Description of the task: Extract, in full, the lines below, beginning at the first and ending with the line that contains "return (H - B - y) / ph". Pictures do not belong in the copy.

Dataset extract:
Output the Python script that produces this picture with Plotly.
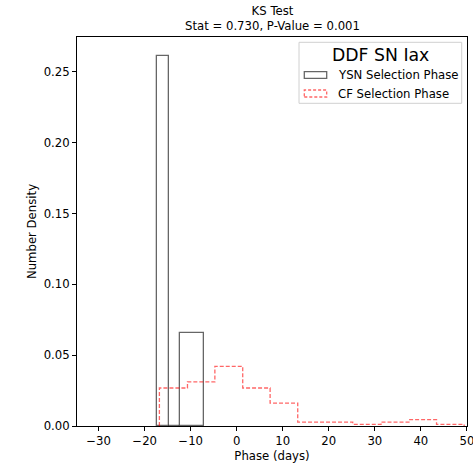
import plotly.graph_objects as go

# ---- data ----
ysn_edges = [-17.35, -14.75, -12.23, -7.09]
ysn_density = [0.261, 0.0, 0.0655]

cf_edges = [-16.8, -10.7, -4.75, 1.3, 7.25, 13.25, 19.2, 25.2, 31.35, 37.4, 43.4, 49.4]
cf_density = [0.0268, 0.0311, 0.0421, 0.0268, 0.0162, 0.0028, 0.0028, 0.0012, 0.0028, 0.0045, 0.0012]

x_ticks = [-30, -20, -10, 0, 10, 20, 30, 40, 50]
y_ticks = [0.00, 0.05, 0.10, 0.15, 0.20, 0.25]

title_lines = ["KS Test", "Stat = 0.730, P-Value = 0.001"]
legend_title = "DDF SN Iax"
series_names = ["YSN Selection Phase", "CF Selection Phase"]

YSN_COLOR = "rgba(0,0,0,0.6)"
CF_COLOR = "rgba(255,0,0,0.6)"
FONT = "DejaVu Sans"
FS = 11.7

fig = go.Figure()

# YSN histogram bars
centers = [(a + b) / 2 for a, b in zip(ysn_edges[:-1], ysn_edges[1:])]
widths = [b - a for a, b in zip(ysn_edges[:-1], ysn_edges[1:])]
fig.add_trace(go.Bar(
    x=centers, y=ysn_density, width=widths,
    marker=dict(color="rgba(0,0,0,0)", line=dict(color=YSN_COLOR, width=1.3)),
    showlegend=False, name=series_names[0],
))

# CF step histogram
sx, sy = [cf_edges[0]], [0]
for i, h in enumerate(cf_density):
    sx += [cf_edges[i], cf_edges[i + 1]]
    sy += [h, h]
sx.append(cf_edges[-1]); sy.append(0)
fig.add_trace(go.Scatter(
    x=sx, y=sy, mode="lines",
    line=dict(color=CF_COLOR, width=1.3, dash="4px,2px"),
    showlegend=False, name=series_names[1],
))

L, R, T, B = 77, 6, 37, 40
W, H = 473, 466
pw, ph = W - L - R, H - T - B

def px(x):
    return (x - L) / pw

def py(y):
    return (H - B - y) / ph

shapes = [
    dict(type="rect", xref="paper", yref="paper",
         x0=px(299), x1=px(461.7), y0=py(103.3), y1=py(42.3),
         line=dict(color="#d0d0d0", width=1), fillcolor="rgba(255,255,255,0.8)", layer="above"),
    dict(type="rect", xref="paper", yref="paper",
         x0=px(304.3), x1=px(326.7), y0=py(78.3), y1=py(71.7),
         line=dict(color=YSN_COLOR, width=1.3), fillcolor="rgba(0,0,0,0)", layer="above"),
    dict(type="rect", xref="paper", yref="paper",
         x0=px(304.3), x1=px(326.7), y0=py(97), y1=py(90),
         line=dict(color=CF_COLOR, width=1.3, dash="3px,2px"), fillcolor="rgba(0,0,0,0)", layer="above"),
]

annotations = [
    dict(text="<br>".join(title_lines), xref="paper", yref="paper", x=0.5, y=1,
         yanchor="bottom", xanchor="center", yshift=2, showarrow=False,
         font=dict(family=FONT, size=FS, color="black")),
    dict(text=legend_title, xref="paper", yref="paper", x=px(380.8), y=py(54.7),
         xanchor="center", yanchor="middle", showarrow=False,
         font=dict(family=FONT, size=17.3, color="black")),
    dict(text=series_names[0], xref="paper", yref="paper", x=px(335.5), y=py(75),
         xanchor="left", yanchor="middle", showarrow=False,
         font=dict(family=FONT, size=FS, color="black")),
    dict(text=series_names[1], xref="paper", yref="paper", x=px(335.5), y=py(93.5),
         xanchor="left", yanchor="middle", showarrow=False,
         font=dict(family=FONT, size=FS, color="black")),
]

axis_common = dict(
    showgrid=False, zeroline=False, showline=True, linecolor="black", linewidth=1,
    mirror=True, ticks="outside", ticklen=4, tickwidth=0.9, tickcolor="black",
    tickfont=dict(family=FONT, size=FS, color="black"), automargin=False,
    ticklabeloverflow="allow",
)

fig.update_layout(
    width=W, height=H,
    margin=dict(l=L, r=R, t=T, b=B),
    plot_bgcolor="white", paper_bgcolor="white",
    bargap=0,
    shapes=shapes, annotations=annotations,
    xaxis=dict(range=[-34.7, 50.02], tickvals=x_ticks, ticktext=[f"{v}".replace("-", "\u2212") for v in x_ticks],
               title=dict(text="Phase (days)", font=dict(family=FONT, size=FS, color="black"), standoff=4),
               **axis_common),
    yaxis=dict(range=[0, 0.2745], tickvals=y_ticks, ticktext=[f"{v:.2f}" for v in y_ticks],
               title=dict(text="Number Density", font=dict(family=FONT, size=FS, color="black"), standoff=4),
               **axis_common),
)

fig.write_html("out.html", config={"displayModeBar": False},
               post_script="document.body.style.margin='0';document.body.style.overflow='hidden';")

Response:
Output the Python script that produces this picture with Plotly.
import plotly.graph_objects as go

# ---- data ----
ysn_edges = [-17.35, -14.75, -12.23, -7.09]
ysn_density = [0.261, 0.0, 0.0655]

cf_edges = [-16.8, -10.7, -4.75, 1.3, 7.25, 13.25, 19.2, 25.2, 31.35, 37.4, 43.4, 49.4]
cf_density = [0.0268, 0.0311, 0.0421, 0.0268, 0.0162, 0.0028, 0.0028, 0.0012, 0.0028, 0.0045, 0.0012]

x_ticks = [-30, -20, -10, 0, 10, 20, 30, 40, 50]
y_ticks = [0.00, 0.05, 0.10, 0.15, 0.20, 0.25]

title_lines = ["KS Test", "Stat = 0.730, P-Value = 0.001"]
legend_title = "DDF SN Iax"
series_names = ["YSN Selection Phase", "CF Selection Phase"]

YSN_COLOR = "rgba(0,0,0,0.6)"
CF_COLOR = "rgba(255,0,0,0.6)"
FONT = "DejaVu Sans"
FS = 11.7

fig = go.Figure()

# YSN histogram bars
centers = [(a + b) / 2 for a, b in zip(ysn_edges[:-1], ysn_edges[1:])]
widths = [b - a for a, b in zip(ysn_edges[:-1], ysn_edges[1:])]
fig.add_trace(go.Bar(
    x=centers, y=ysn_density, width=widths,
    marker=dict(color="rgba(0,0,0,0)", line=dict(color=YSN_COLOR, width=1.3)),
    showlegend=False, name=series_names[0],
))

# CF step histogram
sx, sy = [cf_edges[0]], [0]
for i, h in enumerate(cf_density):
    sx += [cf_edges[i], cf_edges[i + 1]]
    sy += [h, h]
sx.append(cf_edges[-1]); sy.append(0)
fig.add_trace(go.Scatter(
    x=sx, y=sy, mode="lines",
    line=dict(color=CF_COLOR, width=1.3, dash="4px,2px"),
    showlegend=False, name=series_names[1],
))

L, R, T, B = 77, 6, 37, 40
W, H = 473, 466
pw, ph = W - L - R, H - T - B

def px(x):
    return (x - L) / pw

def py(y):
    return (H - B - y) / ph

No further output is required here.